Chi’s plea agreement with federal prosecutors in Tampa, Florida, acknowledged “at least 306” victims. This number may be considerably smaller than the true total, since the FBI found that about 4,700 out of 500,000 emails in two of Chi’s Gmail accounts—backupagenticloud and applebackupicloud at Gmail—contained iCloud credentials that Chi tricked his victims into providing.

According to Chi, he selected roughly 200 of these victims based on online requests. Chi marketed his iCloud break-in “services” under the nom de guerre icloudripper4you. His “customers” would identify an iCloud account for attack, after which Chi would use his sketchily named Gmail accounts to contact the victim, impersonating an Apple service representative.

If the victim fell for Chi’s spearphishing attempt, Chi would then use the victim’s own iCloud credentials to log in to the service and save their photos and videos to Dropbox—followed by providing the Dropbox link to his customers and/or conspirators.

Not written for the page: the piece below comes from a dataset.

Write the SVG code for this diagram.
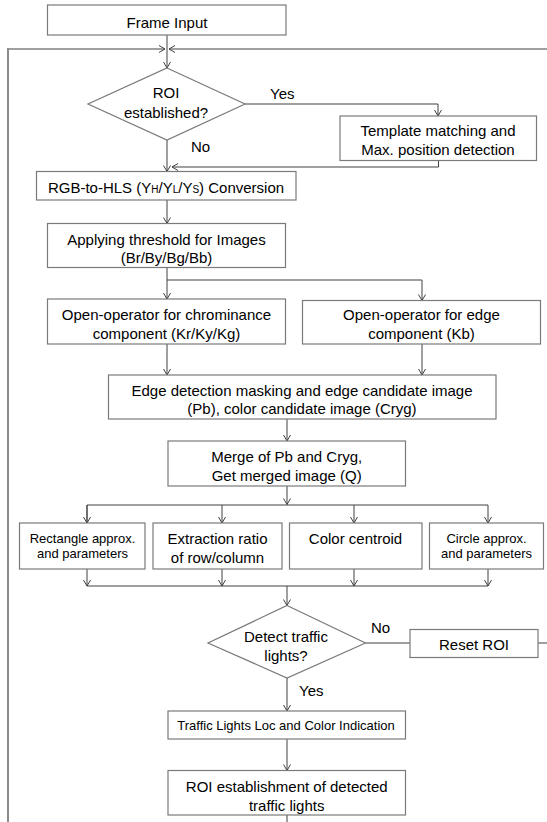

According to court documents, Chi organized and saved the stolen media for his own and unnamed conspirators’ personal use, as well as providing them to icloudripper4you “customers.” The phishing ring used an offshore-hosted encrypted email service to communicate anonymously—”I don’t even know who was involved,” Chi told the LA Times. The ring referred to nude photos and videos found in the stolen accounts as “wins,” which they shared with one another.

FBI Agent Anthony Bossone told the court that Chi’s Dropbox account contained roughly 620,000 photos and 9,000 videos, organized in part by the presence or lack of “wins” within them.

An unsophisticated operation

Despite Chi’s use of “bulletproof” offshore encrypted email, his operation appears to have been quite unsophisticated—he relied on his victims’ willingness to part with their iCloud credentials over email, and his scheme unraveled due more to one victim’s fame than to any daring technical scheme.

In early 2018, one of Chi’s victims—an unnamed public figure in Tampa, where the court case was eventually held—discovered their own nudes on pornographic websites, courtesy of a California company that specializes in removing celebrity photos from the Internet. The nude images were originally stored on an iPhone, from which they were backed up to iCloud.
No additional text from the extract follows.